Python library to access Kaggle resources
Apache License 2.0
42 stars 7 forks source link

Upload for private model yields "No instances available" #103

Closed lewtun closed 3 months ago

lewtun commented 4 months ago

Hello, thank you for making this utility lib for Kaggle!

I'm trying to upload a local model to Kaggle Hub and want it to be private. However, after following the instructions in the README, I am not able to import the model to a Kaggle notebook and instead see a "No instances available" on the notebooks Add input tab:

Screenshot 2024-04-16 at 21 51 49

Steps to reproduce:

import kagglehub

handle = "lewtun/mistral-7b-sft/pyTorch/v1"
local_files = "./mistral-7b-sft/" # Just a fine-tuned Mistral 7B
kagglehub.model_upload(handle, local_files)

It is possible that something is wrong with the variation being set during the upload? Thanks!

lewtun commented 4 months ago

Although my variation doesn't appear on the model page, I notice that if I click on Add new variation, then I can see the variation stored under pyTorch but as a zipped archive instead of the decompressed folder with the model weights (perhaps this is the problem?)

Screenshot 2024-04-16 at 21 56 43

rosbo commented 4 months ago

Thanks for reporting. We are looking into this issue. The archive should be decompressed. This is a problem. Stay tuned.

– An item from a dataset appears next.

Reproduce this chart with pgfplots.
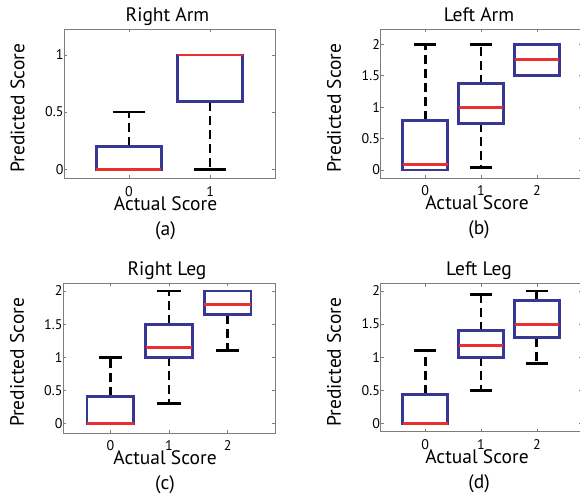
\documentclass[border=0pt]{standalone}
\usepackage{pgfplots}
\pgfplotsset{compat=1.18}
\usepgfplotslibrary{statistics}
\usepackage{fontspec}
\setmainfont{PT Sans}
\definecolor{boxblue}{RGB}{56,56,148}
\definecolor{medred}{RGB}{232,48,48}
\definecolor{framegray}{RGB}{125,125,125}
\newcommand{\labfont}{\fontsize{19.5bp}{23bp}\selectfont}
\newcommand{\tickfont}{\fontsize{14bp}{16bp}\selectfont}
\tikzset{
  whisk/.style={black, line width=2.8bp, dash pattern=on 9bp off 5bp},
  capst/.style={black, line width=2.8bp, solid},
  boxst/.style={boxblue, line width=2.9bp, solid},
  medst/.style={medred, line width=2.9bp, solid},
}
\pgfplotsset{
  mydraw/.style={
    boxplot/draw direction=y,
    boxplot/box extend=0.8,
    boxplot/whisker extend=0.4,
    boxplot/draw/lower whisker/.code={},
    boxplot/draw/upper whisker/.code={},
    boxplot/draw/box/.code={},
    boxplot/draw/median/.code={%
      \draw[whisk] (boxplot cs:\pgfplotsboxplotvalue{lower quartile}) -- (boxplot cs:\pgfplotsboxplotvalue{lower whisker});
      \draw[whisk] (boxplot cs:\pgfplotsboxplotvalue{upper quartile}) -- (boxplot cs:\pgfplotsboxplotvalue{upper whisker});
      \draw[capst] (boxplot whisker cs:\pgfplotsboxplotvalue{lower whisker},0) -- (boxplot whisker cs:\pgfplotsboxplotvalue{lower whisker},1);
      \draw[capst] (boxplot whisker cs:\pgfplotsboxplotvalue{upper whisker},0) -- (boxplot whisker cs:\pgfplotsboxplotvalue{upper whisker},1);
      \draw[boxst] (boxplot box cs:\pgfplotsboxplotvalue{lower quartile},0) rectangle (boxplot box cs:\pgfplotsboxplotvalue{upper quartile},1);
      \draw[medst] (boxplot box cs:\pgfplotsboxplotvalue{median},0) -- (boxplot box cs:\pgfplotsboxplotvalue{median},1);
    },
  },
  mystyle/.style={
    scale only axis,
    anchor=south west,
    axis line style={framegray, line width=0.8bp},
    tick style={framegray, line width=0.6bp},
    major tick length=3bp,
    tick align=inside,
    /pgf/number format/assume math mode=true,
    ticklabel style={font=\tickfont},
    xticklabel style={anchor=base, yshift=-18bp},
    yticklabel style={xshift=3bp},
    label style={font=\labfont},
    title style={font=\labfont, at={(axis description cs:0.5,1)}, anchor=base, yshift=2bp, xshift=-2bp},
    xlabel style={at={(axis description cs:0.5,0)}, anchor=base, yshift=-32bp, xshift=-4bp},
    xlabel={Actual Score},
    ylabel={Predicted Score},
  },
}
\begin{document}
\begin{tikzpicture}
\useasboundingbox (0,0) rectangle (580bp,498bp);
% (a)
\begin{axis}[mystyle, name=a, at={(64bp,319.7bp)}, width=211bp, height=149bp,
  xmin=-0.8, xmax=1.8, ymin=-0.08, ymax=1.225,
  xtick={0,1}, ytick={0,0.5,1},
  title={Right Arm},
  ylabel style={at={(axis description cs:-0.22,0.47)}, anchor=center}]
\addplot[mydraw, boxplot prepared={draw position=0, lower whisker=0, lower quartile=0, median=0, upper quartile=0.2, upper whisker=0.5}] coordinates {};
\addplot[mydraw, boxplot prepared={draw position=1, lower whisker=0, lower quartile=0.59, median=1, upper quartile=1, upper whisker=1}] coordinates {};
\end{axis}
\node[font=\labfont] at ([yshift=-52bp,xshift=-4bp]a.south) {(a)};
% (b)
\begin{axis}[mystyle, name=b, at={(380.5bp,320bp)}, width=201bp, height=149bp,
  xmin=-0.8, xmax=2.8, ymin=-0.127, ymax=2.24,
  xtick={0,1,2}, ytick={0,0.5,1,1.5,2},
  title={Left Arm},
  ylabel style={at={(axis description cs:-0.231,0.47)}, anchor=center}]
\addplot[mydraw, boxplot prepared={draw position=0, lower whisker=0, lower quartile=0, median=0.09, upper quartile=0.79, upper whisker=2}] coordinates {};
\addplot[mydraw, boxplot prepared={draw position=1, lower whisker=0.04, lower quartile=0.74, median=1, upper quartile=1.37, upper whisker=2}] coordinates {};
\addplot[mydraw, boxplot prepared={draw position=2, lower whisker=1.5, lower quartile=1.5, median=1.75, upper quartile=2, upper whisker=2}] coordinates {};
\end{axis}
\node[font=\labfont] at ([yshift=-52bp,xshift=-2bp]b.south) {(b)};
% (c)
\begin{axis}[mystyle, name=c, at={(63bp,65bp)}, width=212bp, height=150bp,
  xmin=-0.81, xmax=2.81, ymin=-0.14, ymax=2.12,
  xtick={0,1,2}, ytick={0,0.5,1,1.5,2},
  title={Right Leg},
  ylabel style={at={(axis description cs:-0.217,0.47)}, anchor=center}]
\addplot[mydraw, boxplot prepared={draw position=0, lower whisker=0, lower quartile=0, median=0, upper quartile=0.41, upper whisker=1}] coordinates {};
\addplot[mydraw, boxplot prepared={draw position=1, lower whisker=0.3, lower quartile=1, median=1.15, upper quartile=1.5, upper whisker=2}] coordinates {};
\addplot[mydraw, boxplot prepared={draw position=2, lower whisker=1.1, lower quartile=1.64, median=1.8, upper quartile=2, upper whisker=2}] coordinates {};
\end{axis}
\node[font=\labfont] at ([yshift=-52bp,xshift=-4bp]c.south) {(c)};
% (d)
\begin{axis}[mystyle, name=d, at={(380.5bp,66.3bp)}, width=201bp, height=148bp,
  xmin=-0.8, xmax=2.8, ymin=-0.127, ymax=2.11,
  xtick={0,1,2}, ytick={0,0.5,1,1.5,2},
  title={Left Leg},
  ylabel style={at={(axis description cs:-0.231,0.47)}, anchor=center}]
\addplot[mydraw, boxplot prepared={draw position=0, lower whisker=0, lower quartile=0, median=0, upper quartile=0.44, upper whisker=1.1}] coordinates {};
\addplot[mydraw, boxplot prepared={draw position=1, lower whisker=0.5, lower quartile=1, median=1.17, upper quartile=1.4, upper whisker=1.95}] coordinates {};
\addplot[mydraw, boxplot prepared={draw position=2, lower whisker=0.9, lower quartile=1.29, median=1.5, upper quartile=1.85, upper whisker=2}] coordinates {};
\end{axis}
\node[font=\labfont] at ([yshift=-52bp,xshift=-2bp]d.south) {(d)};
\end{tikzpicture}
\end{document}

lewtun commented 4 months ago

OK it seems the archive does eventually decompress, but for some reason it only includes a subset of the files (e.g. just one of the weights) and seems to have merged the remainder into special_tokens_map.json (this file is 5GB when it should be 500 bytes)

Screenshot 2024-04-19 at 13 18 03

CausalTruth commented 4 months ago

I have the same issue. Only one file gets zipped and uploaded, not the complete directory.

lewtun commented 3 months ago

These issues now seem to be fixed in kagglehub==0.2.4, especially now that files are pushed individually!

The only caveat that it takes >1h to process the files after upload, but eventually the variation appears on the model page.

rosbo commented 3 months ago

Glad to hear to that the issue you faced is now fixed. We are now focused on optimizing the backend processing time for large models.